The outcome of those investigations is unknown.

He noted Zonfrillo claimed “that the failure of the business was a result of trading losses, poor economic conditions and competition”, but noted “from investigations to date I have identified [inadequate cash flow or high cash use as] possible reasons for the failure of the company”.

“The company did not have sufficient cash flow to meet its creditors as and when they fell due,” he wrote.

“My preliminary investigations indicate that the company experienced a decrease in trading revenues from April 2019 onwards and was not able to generate sufficient cash flow to meet its ongoing trading expenses.”

Mallozzi experienced “continuous monthly trading losses from March 2019 onwards”, which by July had totalled $97,148.99.

“It is my opinion based on the financial position of the company and the information available at this time that a dividend is unlikely to be paid to any creditor of this company,” Ross concluded.

In response to questions about whether Mallozzi traded insolvent or whether creditors have been repaid, a representative for Zonfrillo referred InDaily to “the ASIC website for details of the Mallozzi voluntary liquidation”.

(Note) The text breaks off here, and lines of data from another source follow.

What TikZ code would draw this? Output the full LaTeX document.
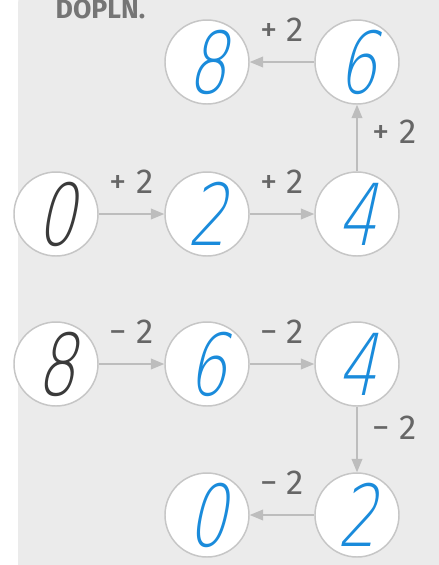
\documentclass[tikz,border=0pt]{standalone}
\usepackage{fontspec}
\usepackage{xcolor}
\usetikzlibrary{positioning,arrows.meta}
\newfontfamily\handfont[FakeSlant=0.22,FakeStretch=0.72]{DejaVu Sans ExtraLight}
\newfontfamily\labelfont{Fira Sans}
\definecolor{panelgray}{HTML}{EBEBEB}
\definecolor{ringgray}{HTML}{C6C6C6}
\definecolor{arrowgray}{HTML}{BDBDBD}
\definecolor{labelgray}{HTML}{666666}
\definecolor{inkblue}{HTML}{1A8BDB}
\definecolor{inkdark}{HTML}{3A3A3A}

\begin{document}
\begin{tikzpicture}[x=0.75pt,y=-0.75pt,
        numcirc/.style={circle,draw=ringgray,fill=white,line width=1.1pt,
                        minimum size=63pt,inner sep=0pt,
                        font=\handfont\fontsize{64}{64}\selectfont},
        conn/.style={arrowgray,line width=1.1pt,
                     -{Triangle[length=10pt,width=8pt]}},
        lbl/.style={font=\labelfont\fontsize{26}{26}\selectfont,
                    text=labelgray,inner sep=0pt}]
        \fill[white] (0,0) rectangle (439,565);
        \useasboundingbox (0,0) rectangle (439,565);
        \fill[panelgray,rounded corners=18pt] (18,-20) rectangle (470,600);
        \node[font=\labelfont\bfseries\fontsize{20}{20}\selectfont,
              text=labelgray!90,anchor=base west] (title) at (51,18) {DOPLN.};
        % upper chain: +2
        \foreach \n/\x/\y/\d/\c in {a0/56/214/0/inkdark,a2/207/214/2/inkblue,
                                    a4/357/214/4/inkblue,a6/357/62/6/inkblue,
                                    a8/207/62/8/inkblue}
          \node[numcirc,text=\c] (\n) at (\x,\y) {\d};
        % lower chain: -2
        \foreach \n/\x/\y/\d/\c in {b8/56/364/8/inkdark,b6/207/364/6/inkblue,
                                    b4/357/364/4/inkblue,b2/357/515/2/inkblue,
                                    b0/207/515/0/inkblue}
          \node[numcirc,text=\c] (\n) at (\x,\y) {\d};
        \foreach \s/\t/\op in {a0/a2/+,a2/a4/+,a6/a8/+,b8/b6/−,b6/b4/−,b2/b0/−}
          \draw[conn] (\s) -- node[lbl,midway,yshift=24pt] {\op\kern7pt 2} (\t);
        \draw[conn] (a4) -- node[lbl,midway,xshift=28pt,yshift=5pt] {+\kern7pt 2} (a6);
        \draw[conn] (b4) -- node[lbl,midway,xshift=28pt,yshift=9pt] {−\kern7pt 2} (b2);
      \end{tikzpicture}
\end{document}
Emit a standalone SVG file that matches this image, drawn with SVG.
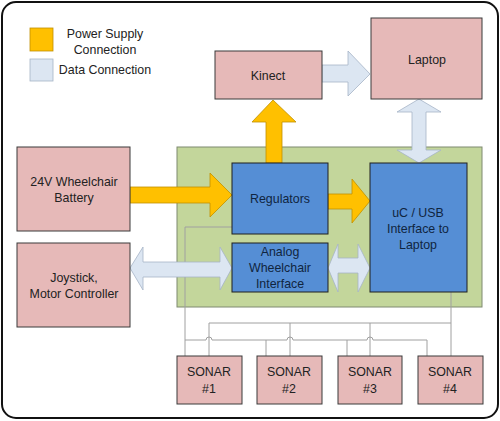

“That should also contain all the details… and answer any questions you may have,” they said.

Asked whether Orana would reopen, they said: “We are currently working through the options for Orana’s reopening.”

“Orana is a small restaurant physically and while there are square meterage restrictions in place it’s not feasible for us to open and run a successful business.

“We are, like every other restaurant in the country, hoping that we can open to diners again as soon as possible.”